AVAILABLE DATA start
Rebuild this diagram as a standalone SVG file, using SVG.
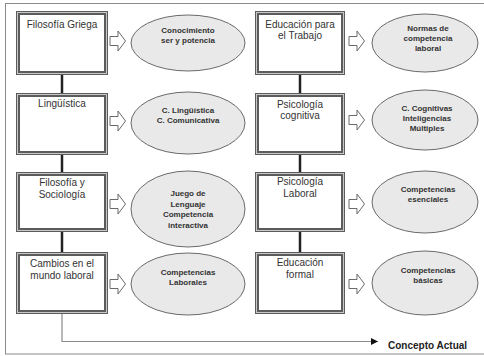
<svg xmlns="http://www.w3.org/2000/svg" width="484" height="356" viewBox="0 0 484 356">
<defs>
<style>
.frame{fill:none;stroke:#8a8a8a;stroke-width:1}
.bo{fill:#fff;stroke:#5c5c5c;stroke-width:4}
.bi{fill:none;stroke:#c8c8c8;stroke-width:1}
.bt{font-family:"Liberation Sans",Arial,sans-serif;font-size:10px;fill:#333;text-anchor:middle}
.el{fill:#e9e9e9;stroke:#6a6a6a;stroke-width:1}
.et{font-family:"Liberation Sans",Arial,sans-serif;font-size:8px;font-weight:bold;fill:#333;text-anchor:middle}
.ar{fill:#fff;stroke:#6a6a6a;stroke-width:1;stroke-linejoin:miter}
.vc{stroke:#222;stroke-width:2.5;fill:none}
.bl{stroke:#8a8a8a;stroke-width:1.2;fill:none}
</style>
<marker id="ah" viewBox="0 0 10 10" refX="10" refY="5" markerWidth="7" markerHeight="7" markerUnits="userSpaceOnUse" orient="auto">
<path d="M0,0 L10,5 L0,10 z" fill="#111"/>
</marker>
<path id="blk" d="M0,-4.5 L8,-4.5 L8,-10 L15.5,0 L8,10 L8,4.5 L0,4.5 z"/>
</defs>
<rect class="frame" x="5.5" y="3.5" width="490" height="350.5"/>
<g id="connectors">
<line class="vc" x1="62" y1="75" x2="62" y2="93"/>
<line class="vc" x1="62" y1="155" x2="62" y2="172"/>
<line class="vc" x1="62" y1="232" x2="62" y2="252"/>
<line class="vc" x1="300" y1="75" x2="300" y2="93"/>
<line class="vc" x1="300" y1="155" x2="300" y2="172"/>
<line class="vc" x1="300" y1="232" x2="300" y2="252"/>
<polyline class="bl" points="62,314 62,341.5 378,341.5" marker-end="url(#ah)"/>
<use href="#blk" class="ar" x="110" y="41"/>
<use href="#blk" class="ar" x="110" y="121"/>
<use href="#blk" class="ar" x="110" y="204"/>
<use href="#blk" class="ar" x="110" y="284"/>
<use href="#blk" class="ar" x="349" y="41"/>
<use href="#blk" class="ar" x="349" y="120"/>
<use href="#blk" class="ar" x="349" y="204"/>
<use href="#blk" class="ar" x="349" y="284"/>
</g>
<g id="b1"><rect class="bo" x="18" y="13" width="88" height="60"/><rect class="bi" x="17.5" y="12.5" width="89" height="61"/><text class="bt" x="62" y="28">Filosofía Griega</text></g>
<g id="b2"><rect class="bo" x="18" y="95" width="88" height="58"/><rect class="bi" x="17.5" y="94.5" width="89" height="59"/><text class="bt" x="62" y="107">Lingüística</text></g>
<g id="b3"><rect class="bo" x="18" y="174" width="88" height="56"/><rect class="bi" x="17.5" y="173.5" width="89" height="57"/><text class="bt" x="62" y="186">Filosofía y</text><text class="bt" x="62" y="198">Sociología</text></g>
<g id="b4"><rect class="bo" x="18" y="254" width="88" height="58"/><rect class="bi" x="17.5" y="253.5" width="89" height="59"/><text class="bt" x="62" y="267">Cambios en el</text><text class="bt" x="62" y="279">mundo laboral</text></g>
<g id="b5"><rect class="bo" x="257" y="13" width="86" height="60"/><rect class="bi" x="256.5" y="12.5" width="87" height="61"/><text class="bt" x="300" y="28">Educación para</text><text class="bt" x="300" y="39">el Trabajo</text></g>
<g id="b6"><rect class="bo" x="257" y="95" width="86" height="58"/><rect class="bi" x="256.5" y="94.5" width="87" height="59"/><text class="bt" x="300" y="108">Psicología</text><text class="bt" x="300" y="119">cognitiva</text></g>
<g id="b7"><rect class="bo" x="257" y="174" width="86" height="56"/><rect class="bi" x="256.5" y="173.5" width="87" height="57"/><text class="bt" x="300" y="185">Psicología</text><text class="bt" x="300" y="197">Laboral</text></g>
<g id="b8"><rect class="bo" x="257" y="254" width="86" height="58"/><rect class="bi" x="256.5" y="253.5" width="87" height="59"/><text class="bt" x="300" y="266">Educación</text><text class="bt" x="300" y="278">formal</text></g>
<g id="e1"><ellipse class="el" cx="188" cy="43" rx="57" ry="28"/><text class="et" x="188" y="33">Conocimiento</text><text class="et" x="188" y="43">ser y potencia</text></g>
<g id="e2"><ellipse class="el" cx="188" cy="123" rx="57" ry="31"/><text class="et" x="188" y="113">C. Lingüística</text><text class="et" x="188" y="123">C. Comunicativa</text></g>
<g id="e3"><ellipse class="el" cx="188" cy="209" rx="57" ry="38"/><text class="et" x="188" y="196">Juego de</text><text class="et" x="188" y="206.5">Lenguaje</text><text class="et" x="188" y="217">Competencia</text><text class="et" x="188" y="227.5">interactiva</text></g>
<g id="e4"><ellipse class="el" cx="188" cy="284" rx="57" ry="31"/><text class="et" x="188" y="275">Competencias</text><text class="et" x="188" y="285">Laborales</text></g>
<g id="e5"><ellipse class="el" cx="425" cy="43" rx="53" ry="29"/><text class="et" x="428" y="31">Normas de</text><text class="et" x="428" y="41">competencia</text><text class="et" x="428" y="51">laboral</text></g>
<g id="e6"><ellipse class="el" cx="425" cy="120" rx="53" ry="30"/><text class="et" x="427" y="111">C. Cognitivas</text><text class="et" x="427" y="121">Inteligencias</text><text class="et" x="427" y="131">Múltiples</text></g>
<g id="e7"><ellipse class="el" cx="425" cy="202" rx="53" ry="31"/><text class="et" x="428" y="192">Competencias</text><text class="et" x="428" y="202">esenciales</text></g>
<g id="e8"><ellipse class="el" cx="425" cy="283" rx="53" ry="32"/><text class="et" x="428" y="273">Competencias</text><text class="et" x="428" y="283">básicas</text></g>
<text id="concepto" x="388" y="349" style="font-family:'Liberation Sans',Arial,sans-serif;font-size:10px;font-weight:bold;fill:#222">Concepto Actual</text>
</svg>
AVAILABLE DATA end
Set the listing down in full and exactly. Pictures within it should not appear in the copy.

- [RESPONSE TO THIS EXERCISE]
Rebuild this diagram as a standalone SVG file, using SVG.
<svg xmlns="http://www.w3.org/2000/svg" width="484" height="356" viewBox="0 0 484 356">
<defs>
<style>
.frame{fill:none;stroke:#8a8a8a;stroke-width:1}
.bo{fill:#fff;stroke:#5c5c5c;stroke-width:4}
.bi{fill:none;stroke:#c8c8c8;stroke-width:1}
.bt{font-family:"Liberation Sans",Arial,sans-serif;font-size:10px;fill:#333;text-anchor:middle}
.el{fill:#e9e9e9;stroke:#6a6a6a;stroke-width:1}
.et{font-family:"Liberation Sans",Arial,sans-serif;font-size:8px;font-weight:bold;fill:#333;text-anchor:middle}
.ar{fill:#fff;stroke:#6a6a6a;stroke-width:1;stroke-linejoin:miter}
.vc{stroke:#222;stroke-width:2.5;fill:none}
.bl{stroke:#8a8a8a;stroke-width:1.2;fill:none}
</style>
<marker id="ah" viewBox="0 0 10 10" refX="10" refY="5" markerWidth="7" markerHeight="7" markerUnits="userSpaceOnUse" orient="auto">
<path d="M0,0 L10,5 L0,10 z" fill="#111"/>
</marker>
<path id="blk" d="M0,-4.5 L8,-4.5 L8,-10 L15.5,0 L8,10 L8,4.5 L0,4.5 z"/>
</defs>
<rect class="frame" x="5.5" y="3.5" width="490" height="350.5"/>
<g id="connectors">
<line class="vc" x1="62" y1="75" x2="62" y2="93"/>
<line class="vc" x1="62" y1="155" x2="62" y2="172"/>
<line class="vc" x1="62" y1="232" x2="62" y2="252"/>
<line class="vc" x1="300" y1="75" x2="300" y2="93"/>
<line class="vc" x1="300" y1="155" x2="300" y2="172"/>
<line class="vc" x1="300" y1="232" x2="300" y2="252"/>
<polyline class="bl" points="62,314 62,341.5 378,341.5" marker-end="url(#ah)"/>
<use href="#blk" class="ar" x="110" y="41"/>
<use href="#blk" class="ar" x="110" y="121"/>
<use href="#blk" class="ar" x="110" y="204"/>
<use href="#blk" class="ar" x="110" y="284"/>
<use href="#blk" class="ar" x="349" y="41"/>
<use href="#blk" class="ar" x="349" y="120"/>
<use href="#blk" class="ar" x="349" y="204"/>
<use href="#blk" class="ar" x="349" y="284"/>
</g>
<g id="b1"><rect class="bo" x="18" y="13" width="88" height="60"/><rect class="bi" x="17.5" y="12.5" width="89" height="61"/><text class="bt" x="62" y="28">Filosofía Griega</text></g>
<g id="b2"><rect class="bo" x="18" y="95" width="88" height="58"/><rect class="bi" x="17.5" y="94.5" width="89" height="59"/><text class="bt" x="62" y="107">Lingüística</text></g>
<g id="b3"><rect class="bo" x="18" y="174" width="88" height="56"/><rect class="bi" x="17.5" y="173.5" width="89" height="57"/><text class="bt" x="62" y="186">Filosofía y</text><text class="bt" x="62" y="198">Sociología</text></g>
<g id="b4"><rect class="bo" x="18" y="254" width="88" height="58"/><rect class="bi" x="17.5" y="253.5" width="89" height="59"/><text class="bt" x="62" y="267">Cambios en el</text><text class="bt" x="62" y="279">mundo laboral</text></g>
<g id="b5"><rect class="bo" x="257" y="13" width="86" height="60"/><rect class="bi" x="256.5" y="12.5" width="87" height="61"/><text class="bt" x="300" y="28">Educación para</text><text class="bt" x="300" y="39">el Trabajo</text></g>
<g id="b6"><rect class="bo" x="257" y="95" width="86" height="58"/><rect class="bi" x="256.5" y="94.5" width="87" height="59"/><text class="bt" x="300" y="108">Psicología</text><text class="bt" x="300" y="119">cognitiva</text></g>
<g id="b7"><rect class="bo" x="257" y="174" width="86" height="56"/><rect class="bi" x="256.5" y="173.5" width="87" height="57"/><text class="bt" x="300" y="185">Psicología</text><text class="bt" x="300" y="197">Laboral</text></g>
<g id="b8"><rect class="bo" x="257" y="254" width="86" height="58"/><rect class="bi" x="256.5" y="253.5" width="87" height="59"/><text class="bt" x="300" y="266">Educación</text><text class="bt" x="300" y="278">formal</text></g>
<g id="e1"><ellipse class="el" cx="188" cy="43" rx="57" ry="28"/><text class="et" x="188" y="33">Conocimiento</text><text class="et" x="188" y="43">ser y potencia</text></g>
<g id="e2"><ellipse class="el" cx="188" cy="123" rx="57" ry="31"/><text class="et" x="188" y="113">C. Lingüística</text><text class="et" x="188" y="123">C. Comunicativa</text></g>
<g id="e3"><ellipse class="el" cx="188" cy="209" rx="57" ry="38"/><text class="et" x="188" y="196">Juego de</text><text class="et" x="188" y="206.5">Lenguaje</text><text class="et" x="188" y="217">Competencia</text><text class="et" x="188" y="227.5">interactiva</text></g>
<g id="e4"><ellipse class="el" cx="188" cy="284" rx="57" ry="31"/><text class="et" x="188" y="275">Competencias</text><text class="et" x="188" y="285">Laborales</text></g>
<g id="e5"><ellipse class="el" cx="425" cy="43" rx="53" ry="29"/><text class="et" x="428" y="31">Normas de</text><text class="et" x="428" y="41">competencia</text><text class="et" x="428" y="51">laboral</text></g>
<g id="e6"><ellipse class="el" cx="425" cy="120" rx="53" ry="30"/><text class="et" x="427" y="111">C. Cognitivas</text><text class="et" x="427" y="121">Inteligencias</text><text class="et" x="427" y="131">Múltiples</text></g>
<g id="e7"><ellipse class="el" cx="425" cy="202" rx="53" ry="31"/><text class="et" x="428" y="192">Competencias</text><text class="et" x="428" y="202">esenciales</text></g>
<g id="e8"><ellipse class="el" cx="425" cy="283" rx="53" ry="32"/><text class="et" x="428" y="273">Competencias</text><text class="et" x="428" y="283">básicas</text></g>
<text id="concepto" x="388" y="349" style="font-family:'Liberation Sans',Arial,sans-serif;font-size:10px;font-weight:bold;fill:#222">Concepto Actual</text>
</svg>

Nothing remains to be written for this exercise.